Firefighters tried, but couldn’t save much in this Indio house fire. Nobody was injured when this home on Towne Street burned down in May. But the neighborhood was harmed in other ways.
“It’s kind of dangerous for the kids to come out because they walk down the street. You know it’s curiosity for them,” says one neighbor preferring not to give her name. When asked what she would see at the house, the woman adds, “A lot of hobos. They go in there and sleep. A lot of people go by, and steal the steel. Kids go up to the house and wonder what happened. I think it’s just dangerous.”
Jorge Flores tells us in Spanish the dangers this home poses to the neighborhood, “Yes, it’s very bad, what’s over there. The city should worry about it. Should get it cleaned. It’s a danger for the kids. There’s delinquents there. It looks bad.”
The neighbors keep wondering, when will the city of Indio tear this home down? We went to code enforcement to get answers.
“Hopefully, within the next couple of weeks, within the next 10 working days or so, hopefully, we’ll get the court order so our code enforcement can go to the property and proceed to demolish the property since the owners were not able to,” answers Indio Police spokesman Ben Guitron.
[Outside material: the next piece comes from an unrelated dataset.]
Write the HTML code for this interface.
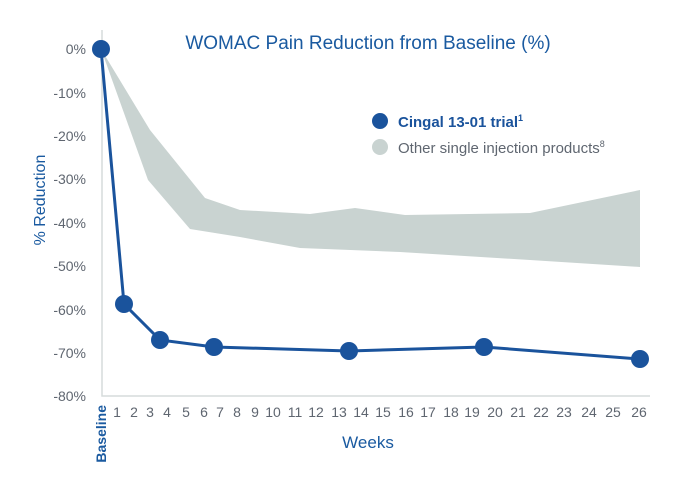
<!DOCTYPE html>
<html><head><style>body{margin:0;background:#fff}svg{display:block}</style></head><body>
<svg width="696" height="500" xmlns="http://www.w3.org/2000/svg" font-family="Liberation Sans, sans-serif">
<text x="368" y="49" text-anchor="middle" font-size="19" fill="#1a5aa0">WOMAC Pain Reduction from Baseline (%)</text>
<g font-size="14" fill="#5f6670" text-anchor="end">
<text x="86" y="54">0%</text><text x="86" y="98">-10%</text><text x="86" y="141">-20%</text><text x="86" y="184">-30%</text><text x="86" y="228">-40%</text><text x="86" y="271">-50%</text><text x="86" y="315">-60%</text><text x="86" y="358">-70%</text><text x="86" y="401">-80%</text>
</g>
<text transform="translate(45,200) rotate(-90)" text-anchor="middle" font-size="16" fill="#1a5aa0">% Reduction</text>
<polygon points="101,49 150,130 205,198 240,210 310,214 355,208 405,215 530,213 640,190 640,267 530,260 400,252 300,248 240,237 190,229 148,180" fill="#c9d3d1"/>
<path d="M102,30 V396 H650" fill="none" stroke="#d5dcdb" stroke-width="1.5"/>
<polyline points="101,49 124,304 160,340 214,347 349,351 484,347 640,359" fill="none" stroke="#1a539c" stroke-width="3"/>
<g fill="#1a539c"><circle cx="101" cy="49" r="9"/><circle cx="124" cy="304" r="9"/><circle cx="160" cy="340" r="9"/><circle cx="214" cy="347" r="9"/><circle cx="349" cy="351" r="9"/><circle cx="484" cy="347" r="9"/><circle cx="640" cy="359" r="9"/></g>
<g font-size="14" fill="#5f6670" text-anchor="middle">
<text x="117" y="417">1</text><text x="134" y="417">2</text><text x="150" y="417">3</text><text x="167" y="417">4</text><text x="186" y="417">5</text><text x="204" y="417">6</text><text x="220" y="417">7</text><text x="237" y="417">8</text><text x="255" y="417">9</text><text x="273" y="417">10</text><text x="295" y="417">11</text><text x="316" y="417">12</text><text x="339" y="417">13</text><text x="361" y="417">14</text><text x="383" y="417">15</text><text x="406" y="417">16</text><text x="428" y="417">17</text><text x="451" y="417">18</text><text x="472" y="417">19</text><text x="495" y="417">20</text><text x="518" y="417">21</text><text x="541" y="417">22</text><text x="564" y="417">23</text><text x="589" y="417">24</text><text x="613" y="417">25</text><text x="639" y="417">26</text>
</g>
<text transform="translate(106,405) rotate(-90)" text-anchor="end" font-size="14" font-weight="bold" fill="#1a5aa0">Baseline</text>
<text x="368" y="448" text-anchor="middle" font-size="17" fill="#1a5aa0">Weeks</text>
<circle cx="380" cy="121" r="8" fill="#1a539c"/>
<text x="398" y="127" font-size="15" font-weight="bold" fill="#1a539c">Cingal 13-01 trial<tspan font-size="9" dy="-6">1</tspan></text>
<circle cx="380" cy="147" r="8" fill="#c9d3d1"/>
<text x="398" y="153" font-size="15" fill="#5f6670">Other single injection products<tspan font-size="9" dy="-6">8</tspan></text>
</svg>
</body></html>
If this sounds familiar, that’s because we profiled another burnt Indio home in October. Two years after that fire, neighbors still fear the collapse of the home’s walls.
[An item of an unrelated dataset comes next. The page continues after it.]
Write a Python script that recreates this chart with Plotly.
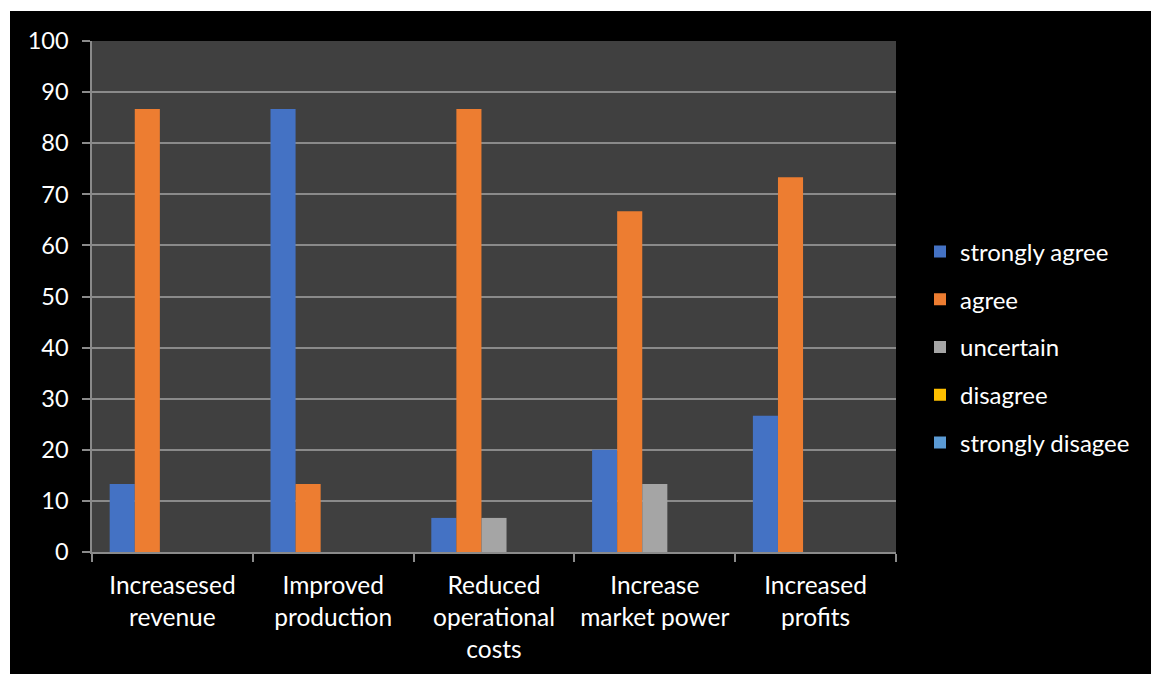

Because there is still so much debris and ash left over from this more recent Towne Street home fire, neighbors get to breathe it in every time winds pick up.
Neighbor Art Luna adds, “Maybe it’s an accident just waiting to happen again. There is a lot of debris in there and that can’t be good.
Even though these homes can pose a health hazard to the neighborhood, the city says there are many hurdles to tear it down. The number one problem, they say, are the banks that own the title on these homes are often hard to contact these days.